Thursday, October 6, 2011

The How-To on How-To's Part II (Writing Style)

Here we are at part 2 of my how-to on how-tos.  By breaking this tutorial-writing tutorial up into sections, you have a little more time to focus on each aspect of writing a good tutorial before I throw the next bunch of information at you.


Last time I covered the importance of using photos in your posts (feel free to review that before we go on, I'll wait), so that brings us to:
PART II: WRITE CLEAR, SIMPLE INSTRUCTIONS
Intro: The purpose of publishing tutorials is, in short, to help people.  Admittedly, tutorials are also a great marketing tool with which to showcase your knowledge, writing style and/or craft, but if it doesn't teach people how to do something, then it has failed at being a tutorial.  If you're writing for yourself, or if your audience is unable to understand you easily, your time would probably be better spent elsewhere.  Harsh.  I know, but there you have it.

Use a structured format. I dig literature. I have a love for Joyce's stream of consciousness literary style and the long, meandering story-telling of American writers from the Deep South.  However, rambling in a tutorial makes me click away quicker than green grass through a goose. True story.  Have you ever wondered why I use bullet points so often? Outline formatting is a habit I picked up from my years of writing licensing contracts and doing regulatory analysis. It works so well for instructional writing that I use it often in my posts.

An outline format:
  • is easy to read
  • stands out on the page - it says "here are the instructions!" and 
  • makes referring back easy; your reader won't have to scan through long paragraphs to find information
  • serves as a checklist when printed out
Write simply.  Don't plan on getting mileage out of your fancy vocabulary in a tutorial. Instructions are difficult enough to follow without making readers stop to look up words like "contiguous" (just say "next to each other").  If you choose the simplest, most concise words to describe what you're doing, your tutorials will reach a wider audience base.  People will also make fewer mistakes (read that as "get less frustrated") which means your popularity as a tutorial writer will grow.

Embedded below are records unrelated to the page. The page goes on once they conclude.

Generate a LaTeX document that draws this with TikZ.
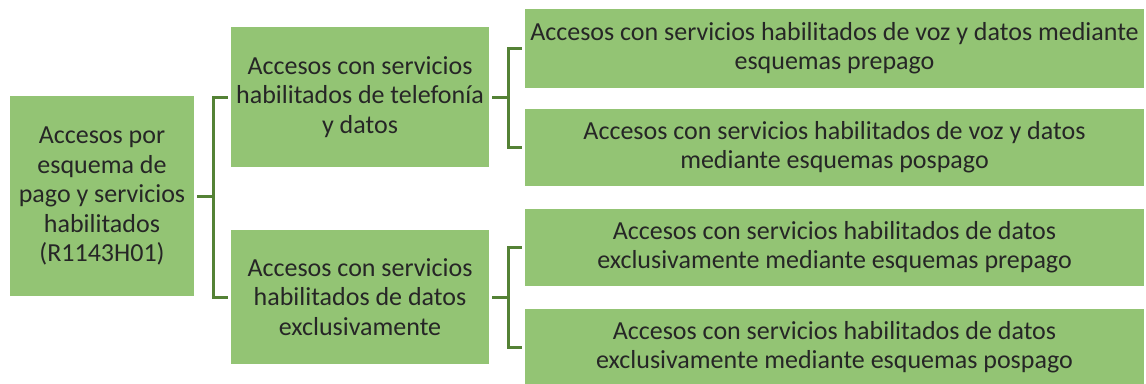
\documentclass[tikz,border=0pt]{standalone}
\usepackage{fontspec}
\setmainfont{Carlito}
\usetikzlibrary{positioning}
\definecolor{boxgreen}{RGB}{147,196,116}
\definecolor{linegreen}{RGB}{84,130,53}
\tikzset{
  box/.style={draw=none, fill=boxgreen, align=center, inner sep=1, outer sep=3,
    text=black!85, font=\fontsize{26}{29.5}\selectfont},
  rootbox/.style={box, minimum width=184, minimum height=200},
  midbox/.style={box, minimum width=258, minimum height=140},
  leafbox/.style={box, minimum width=619, minimum height=77},
  link/.style={draw=linegreen, line width=3}
}

\begin{document}
\begin{tikzpicture}[x=1pt,y=-1pt]

\useasboundingbox (0,0) rectangle (1146,383);

\node [rootbox] (root) at (102,196) {Accesos por\\esquema de\\pago y servicios\\habilitados\\(R1143H01)};

\node [midbox] (tel) at (360,97) {Accesos con servicios\\habilitados de telefonía\\y datos};
\node [midbox, minimum height=134] (dat) at (360,297) {Accesos con servicios\\habilitados de datos\\exclusivamente};

\node [leafbox, minimum height=79] (vozpre) at (834.5,48) {Accesos con servicios habilitados de voz y datos mediante\\esquemas prepago};
\node [leafbox] (vozpos) at (834.5,147) {Accesos con servicios habilitados de voz y datos\\mediante esquemas pospago};
\node [leafbox] (datpre) at (834.5,247) {Accesos con servicios habilitados de datos\\exclusivamente mediante esquemas prepago};
\node [leafbox] (datpos) at (834.5,347) {Accesos con servicios habilitados de datos\\exclusivamente mediante esquemas pospago};

% brackets
\draw [link] (root.east) -- ++(16,0) coordinate (rootfork);
\draw [link] (rootfork) |- (tel.west);
\draw [link] (rootfork) |- (dat.west);

\draw [link] (tel.east) -- ++(16,0) coordinate (telfork);
\draw [link] (telfork) |- (vozpre.west);
\draw [link] (telfork) |- (vozpos.west);

\draw [link] (dat.east) -- ++(16,0) coordinate (datfork);
\draw [link] (datfork) |- (datpre.west);
\draw [link] (datfork) |- (datpos.west);

\end{tikzpicture}
\end{document}
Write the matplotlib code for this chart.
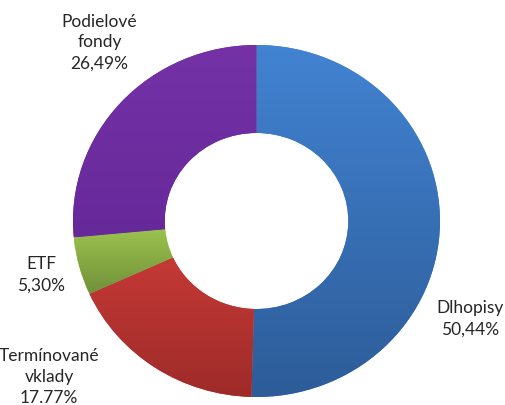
import numpy as np
import matplotlib
matplotlib.use("Agg")
import matplotlib.pyplot as plt
from matplotlib.colors import LinearSegmentedColormap

labels = ["Dlhopisy", "Termínované\nvklady", "ETF", "Podielové\nfondy"]
values = [50.44, 17.77, 5.30, 26.49]
value_texts = ["50,44%", "17.77%", "5,30%", "26,49%"]
top_colors = ["#4283D2", "#CE3D39", "#A0C850", "#7432A6"]
bottom_colors = ["#2D5C98", "#9E2B29", "#71903A", "#66299A"]

# label centres in data units (radius 1 = outer ring)
label_pos = [(1.165, -0.55), (-1.13, -0.88), (-1.175, -0.30), (-0.855, 1.02)]

plt.rcParams["font.family"] = ["Lato", "DejaVu Sans"]

fig = plt.figure(figsize=(5.06, 4.06), dpi=100)
ax = fig.add_axes([0, 0, 1, 1])

wedges, _ = ax.pie(values, startangle=90, counterclock=False, radius=1,
                   wedgeprops=dict(width=0.5, linewidth=0))

# vertical gradient per slice, light at top, dark at bottom
for w, c1, c2 in zip(wedges, top_colors, bottom_colors):
    path = w.get_path()
    verts = path.vertices
    y0, y1 = verts[:, 1].min(), verts[:, 1].max()
    x0, x1 = verts[:, 0].min(), verts[:, 0].max()
    cmap = LinearSegmentedColormap.from_list("g", [c2, c1])
    grad = np.linspace(0, 1, 256).reshape(-1, 1)
    im = ax.imshow(grad, extent=(x0, x1, y0, y1), origin="lower",
                   cmap=cmap, aspect="auto", zorder=2)
    im.set_clip_path(w)
    w.set_facecolor(c1)

for (x, y), lab, vt in zip(label_pos, labels, value_texts):
    ax.text(x, y, lab + "\n" + vt, ha="center", va="center",
            fontsize=12.5, color="#262626", linespacing=1.38)

ax.set_aspect("auto")
ax.set_xlim(-256.5 / 183.5, (506 - 256.5) / 183.5)
ax.set_ylim(-184 / 176, 222 / 176)
ax.axis("off")

fig.savefig("out.png", dpi=100)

Be conversational.  You aren't writing a scientific research paper for publication in the Journal of the American Medical Association, so you should feel free to engage your readers in conversation.  Heck, use  colloquialisms (well-known expressions or slang) or crack a joke every now and then; nobody is going to rap you on the knuckles with a ruler for goofing off in class.

Here is a trick I used in college when I was a writing tutor: try reading your instructions aloud.  Do they make sense?  If you find yourself tripping over sentences or words, revise those parts. Whenever I read my tutorials to my husband, I edit as I go.

Use proper grammar and punctuation.  I cannot stress this enough.
Not sure about proper punctuation?
Periods and commas are
nothing to be ashamed of.
  1. Colloquialisms and jokes are great, but never use LOLspeak, SMS or texting abbreviations, leetspeak or any other form of un-grammar in a tutorial (exception: if you are writing a tutorial on technology-based "grammar").  If you use any "txtese" in your tutorial, 
    • Best case scenario: you exclude anyone who doesn't understand what you are saying.  Why bother writing a tutorial if most people can't or won't read it?
    • Worst case: you come across as irritating, uneducated and/or too lazy to write a sentence.  Yipes.
    • All the squiggly red lines under your abbreviations are going to distract you from the other spelling errors.
  2. Spelling is pretty easy to check with a spell-checker, assuming you haven't used the wrong version of a word like "then" instead of "than."  Common grammatical errors, I'm sorry to say, will also turn off many readers.  If you are unsure about when to use "its" and "it's" (that's a confusing one, too), just do a quick search on Google.
  3. My current pet peeve is misuse of the ellipsis (aka "dot dot dot").  These should be used only when something is left out of a quotation or is intentionally left unsaid.  If you want to pause, try our old friend the comma or live wildly and start a new sentence.
    Ellipsis have three (3) periods "..." (a fourth is optional, but only at the end of a sentence).  Adding an extra 12 in a Facebook post might be cute, but in a tutorial, not so much.
  4. Use a reference book.  OK, this is for the hard-core of us out there, but it is an option. Most people have thrown Strunk & White to the wind in preference of On Writing Well, but my favorite is The Deluxe Transitive Vampire.  It's funny, helpful and it makes a great conversation piece when people see it on your bookshelf.  People ask me about that book more than they ask about my gigantic O.E.D. (acquired in ye olde pre-internet days).
  5. And the simplest tip: have someone read your work or proof it the next day with fresh eyes.
Sure, you could go with Elements of Style, but
why would you want to? This is so much cooler!
I know, you're probably shouting, "Krissi! This post is chock full of rules to remember!"  Well, don't get too panicky about them. Just work on communicating what you want to say in the simplest manner possible.  Pretend you're having a conversation with someone and avoid the temptation to fancy up your language to "sound like writing" or to use punctuation you aren't sure about.  After that, just proof it with fresh eyes (yours or someone else's) and go for it.